Instructions for the task
Would you print the material exactly, starting at its first line and ending at the line holding "const codes: number[]"?

Data extract
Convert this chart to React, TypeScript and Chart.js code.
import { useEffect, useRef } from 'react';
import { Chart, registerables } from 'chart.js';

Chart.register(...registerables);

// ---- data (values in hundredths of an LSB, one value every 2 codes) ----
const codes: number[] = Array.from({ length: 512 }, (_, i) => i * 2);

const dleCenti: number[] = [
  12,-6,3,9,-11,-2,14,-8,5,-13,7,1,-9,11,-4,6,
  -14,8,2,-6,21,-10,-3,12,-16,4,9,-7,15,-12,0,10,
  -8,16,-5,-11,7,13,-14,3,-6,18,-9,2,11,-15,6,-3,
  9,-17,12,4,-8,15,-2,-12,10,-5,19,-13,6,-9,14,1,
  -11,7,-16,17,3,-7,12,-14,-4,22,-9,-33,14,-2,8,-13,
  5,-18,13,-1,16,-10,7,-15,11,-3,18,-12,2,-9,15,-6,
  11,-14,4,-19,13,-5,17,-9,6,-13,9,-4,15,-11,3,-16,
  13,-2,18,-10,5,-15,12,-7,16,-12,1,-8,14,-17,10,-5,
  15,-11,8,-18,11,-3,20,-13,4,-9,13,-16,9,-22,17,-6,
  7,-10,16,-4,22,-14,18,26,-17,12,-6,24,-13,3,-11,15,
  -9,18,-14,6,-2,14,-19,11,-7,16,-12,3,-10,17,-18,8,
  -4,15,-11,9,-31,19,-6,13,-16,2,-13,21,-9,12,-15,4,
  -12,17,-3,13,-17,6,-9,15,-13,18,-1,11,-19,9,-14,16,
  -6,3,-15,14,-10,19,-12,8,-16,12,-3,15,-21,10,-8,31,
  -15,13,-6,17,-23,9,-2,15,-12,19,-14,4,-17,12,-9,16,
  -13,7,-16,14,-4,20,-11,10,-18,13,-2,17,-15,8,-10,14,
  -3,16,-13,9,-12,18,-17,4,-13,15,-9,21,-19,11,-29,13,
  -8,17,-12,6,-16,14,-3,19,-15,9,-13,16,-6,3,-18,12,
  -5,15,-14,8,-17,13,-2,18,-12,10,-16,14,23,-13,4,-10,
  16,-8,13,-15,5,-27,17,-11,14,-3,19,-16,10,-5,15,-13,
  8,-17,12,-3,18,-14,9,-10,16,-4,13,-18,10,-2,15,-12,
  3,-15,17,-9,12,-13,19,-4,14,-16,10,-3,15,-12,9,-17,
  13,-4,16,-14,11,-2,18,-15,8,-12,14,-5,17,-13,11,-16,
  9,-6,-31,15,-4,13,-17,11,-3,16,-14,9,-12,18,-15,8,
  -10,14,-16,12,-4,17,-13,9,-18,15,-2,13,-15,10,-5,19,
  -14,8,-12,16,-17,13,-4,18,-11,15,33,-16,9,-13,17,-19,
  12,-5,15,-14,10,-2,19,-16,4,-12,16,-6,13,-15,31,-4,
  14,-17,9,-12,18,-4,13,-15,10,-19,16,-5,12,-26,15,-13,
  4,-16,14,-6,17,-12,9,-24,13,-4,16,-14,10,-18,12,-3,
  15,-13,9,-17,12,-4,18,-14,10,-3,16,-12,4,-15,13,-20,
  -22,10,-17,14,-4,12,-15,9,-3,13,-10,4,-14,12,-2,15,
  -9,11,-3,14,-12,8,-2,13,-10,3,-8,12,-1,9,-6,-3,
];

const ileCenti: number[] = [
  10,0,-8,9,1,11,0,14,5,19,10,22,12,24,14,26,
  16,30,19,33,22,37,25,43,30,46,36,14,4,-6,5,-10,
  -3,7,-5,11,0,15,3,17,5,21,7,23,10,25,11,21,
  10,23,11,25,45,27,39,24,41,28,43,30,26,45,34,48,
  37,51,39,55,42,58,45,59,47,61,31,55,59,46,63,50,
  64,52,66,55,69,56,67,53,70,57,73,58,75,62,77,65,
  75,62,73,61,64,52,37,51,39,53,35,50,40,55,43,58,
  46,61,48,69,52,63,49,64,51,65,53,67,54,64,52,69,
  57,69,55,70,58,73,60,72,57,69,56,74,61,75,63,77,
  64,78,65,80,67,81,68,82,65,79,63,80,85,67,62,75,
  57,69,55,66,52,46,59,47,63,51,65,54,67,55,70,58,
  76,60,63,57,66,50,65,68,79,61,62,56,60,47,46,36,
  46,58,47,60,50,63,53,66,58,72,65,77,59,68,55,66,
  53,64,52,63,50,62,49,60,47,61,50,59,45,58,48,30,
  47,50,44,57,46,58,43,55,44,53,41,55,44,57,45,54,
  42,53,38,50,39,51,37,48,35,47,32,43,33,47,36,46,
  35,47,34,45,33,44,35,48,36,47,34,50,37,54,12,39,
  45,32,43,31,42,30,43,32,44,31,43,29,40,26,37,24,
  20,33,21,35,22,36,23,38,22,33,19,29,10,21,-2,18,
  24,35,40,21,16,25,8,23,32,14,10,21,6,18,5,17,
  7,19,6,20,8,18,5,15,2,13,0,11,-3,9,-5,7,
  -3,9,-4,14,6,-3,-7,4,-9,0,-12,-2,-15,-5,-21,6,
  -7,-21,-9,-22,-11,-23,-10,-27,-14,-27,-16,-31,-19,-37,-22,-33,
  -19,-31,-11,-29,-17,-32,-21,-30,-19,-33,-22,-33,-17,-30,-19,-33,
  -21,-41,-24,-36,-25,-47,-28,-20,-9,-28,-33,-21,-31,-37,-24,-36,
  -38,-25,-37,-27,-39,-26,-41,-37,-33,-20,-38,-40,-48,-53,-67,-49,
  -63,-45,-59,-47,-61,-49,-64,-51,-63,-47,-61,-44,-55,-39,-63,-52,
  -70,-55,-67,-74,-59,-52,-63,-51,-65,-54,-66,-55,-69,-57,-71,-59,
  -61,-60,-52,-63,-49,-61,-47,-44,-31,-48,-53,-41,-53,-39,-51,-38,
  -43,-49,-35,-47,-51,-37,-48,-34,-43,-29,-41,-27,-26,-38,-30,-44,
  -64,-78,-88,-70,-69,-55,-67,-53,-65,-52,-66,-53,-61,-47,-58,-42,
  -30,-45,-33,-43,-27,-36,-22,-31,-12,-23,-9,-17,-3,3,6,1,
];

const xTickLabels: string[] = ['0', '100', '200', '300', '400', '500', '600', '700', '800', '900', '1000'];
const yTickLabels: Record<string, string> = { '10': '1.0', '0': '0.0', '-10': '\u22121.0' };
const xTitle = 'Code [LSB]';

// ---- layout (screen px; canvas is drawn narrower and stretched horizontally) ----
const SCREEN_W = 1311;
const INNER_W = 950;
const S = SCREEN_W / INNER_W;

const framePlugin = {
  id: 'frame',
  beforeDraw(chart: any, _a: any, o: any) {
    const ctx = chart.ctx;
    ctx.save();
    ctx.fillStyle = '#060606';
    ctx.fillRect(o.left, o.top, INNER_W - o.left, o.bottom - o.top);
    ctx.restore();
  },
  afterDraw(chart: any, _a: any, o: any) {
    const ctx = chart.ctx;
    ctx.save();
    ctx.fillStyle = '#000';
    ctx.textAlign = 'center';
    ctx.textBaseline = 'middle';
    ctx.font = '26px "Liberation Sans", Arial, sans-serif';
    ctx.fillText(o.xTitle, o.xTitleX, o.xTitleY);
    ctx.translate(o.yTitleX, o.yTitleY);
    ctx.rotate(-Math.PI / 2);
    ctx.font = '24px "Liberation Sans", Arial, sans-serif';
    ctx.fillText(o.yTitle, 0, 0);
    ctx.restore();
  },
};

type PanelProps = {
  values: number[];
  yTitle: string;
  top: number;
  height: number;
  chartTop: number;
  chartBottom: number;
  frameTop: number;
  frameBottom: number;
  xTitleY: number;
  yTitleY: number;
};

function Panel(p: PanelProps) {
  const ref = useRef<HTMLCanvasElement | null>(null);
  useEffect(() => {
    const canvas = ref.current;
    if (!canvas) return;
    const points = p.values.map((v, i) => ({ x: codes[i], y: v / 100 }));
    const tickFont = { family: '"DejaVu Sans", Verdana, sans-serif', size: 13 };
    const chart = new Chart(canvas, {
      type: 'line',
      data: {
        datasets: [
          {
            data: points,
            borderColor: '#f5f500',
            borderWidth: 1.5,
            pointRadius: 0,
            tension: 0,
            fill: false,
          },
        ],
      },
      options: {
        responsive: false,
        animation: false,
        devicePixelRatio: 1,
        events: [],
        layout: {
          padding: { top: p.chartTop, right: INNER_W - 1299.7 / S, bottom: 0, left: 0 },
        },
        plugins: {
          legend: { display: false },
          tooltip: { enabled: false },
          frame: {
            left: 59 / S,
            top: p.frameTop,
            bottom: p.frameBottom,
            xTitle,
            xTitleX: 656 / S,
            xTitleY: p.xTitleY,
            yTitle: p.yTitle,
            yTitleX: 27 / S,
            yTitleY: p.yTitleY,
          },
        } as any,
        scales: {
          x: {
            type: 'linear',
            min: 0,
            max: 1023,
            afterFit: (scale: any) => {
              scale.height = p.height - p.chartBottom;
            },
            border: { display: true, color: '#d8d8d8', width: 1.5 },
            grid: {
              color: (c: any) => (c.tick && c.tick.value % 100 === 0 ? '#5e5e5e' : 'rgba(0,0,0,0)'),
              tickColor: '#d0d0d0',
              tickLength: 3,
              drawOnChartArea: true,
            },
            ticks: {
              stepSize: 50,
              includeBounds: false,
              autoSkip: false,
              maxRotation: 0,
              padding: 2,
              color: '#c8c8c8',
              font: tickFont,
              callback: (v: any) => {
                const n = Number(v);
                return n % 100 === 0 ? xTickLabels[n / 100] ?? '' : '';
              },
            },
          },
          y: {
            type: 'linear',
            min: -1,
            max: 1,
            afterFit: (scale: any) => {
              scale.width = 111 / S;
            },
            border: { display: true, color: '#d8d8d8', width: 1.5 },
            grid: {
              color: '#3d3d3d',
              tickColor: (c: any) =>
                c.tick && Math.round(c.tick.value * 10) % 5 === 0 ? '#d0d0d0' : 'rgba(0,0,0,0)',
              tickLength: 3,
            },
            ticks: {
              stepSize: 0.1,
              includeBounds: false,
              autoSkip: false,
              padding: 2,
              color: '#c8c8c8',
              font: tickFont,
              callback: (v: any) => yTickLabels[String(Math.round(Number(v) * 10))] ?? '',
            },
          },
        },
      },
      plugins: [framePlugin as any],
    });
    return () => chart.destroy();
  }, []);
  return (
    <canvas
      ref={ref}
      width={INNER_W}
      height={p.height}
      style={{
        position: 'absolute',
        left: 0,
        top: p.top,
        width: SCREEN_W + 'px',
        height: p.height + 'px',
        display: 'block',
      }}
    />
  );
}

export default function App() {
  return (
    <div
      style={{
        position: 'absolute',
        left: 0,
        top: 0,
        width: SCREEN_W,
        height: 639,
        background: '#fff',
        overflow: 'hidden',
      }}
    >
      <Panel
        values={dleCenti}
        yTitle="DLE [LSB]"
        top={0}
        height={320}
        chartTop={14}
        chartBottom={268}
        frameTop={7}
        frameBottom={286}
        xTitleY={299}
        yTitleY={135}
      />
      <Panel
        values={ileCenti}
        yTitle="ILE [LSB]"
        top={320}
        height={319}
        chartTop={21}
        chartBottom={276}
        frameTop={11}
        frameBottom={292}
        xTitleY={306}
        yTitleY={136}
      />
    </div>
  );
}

Task output
Convert this chart to React, TypeScript and Chart.js code.
import { useEffect, useRef } from 'react';
import { Chart, registerables } from 'chart.js';

Chart.register(...registerables);

// ---- data (values in hundredths of an LSB, one value every 2 codes) ----
const codes: number[] = Array.from({ length: 512 }, (_, i) => i * 2);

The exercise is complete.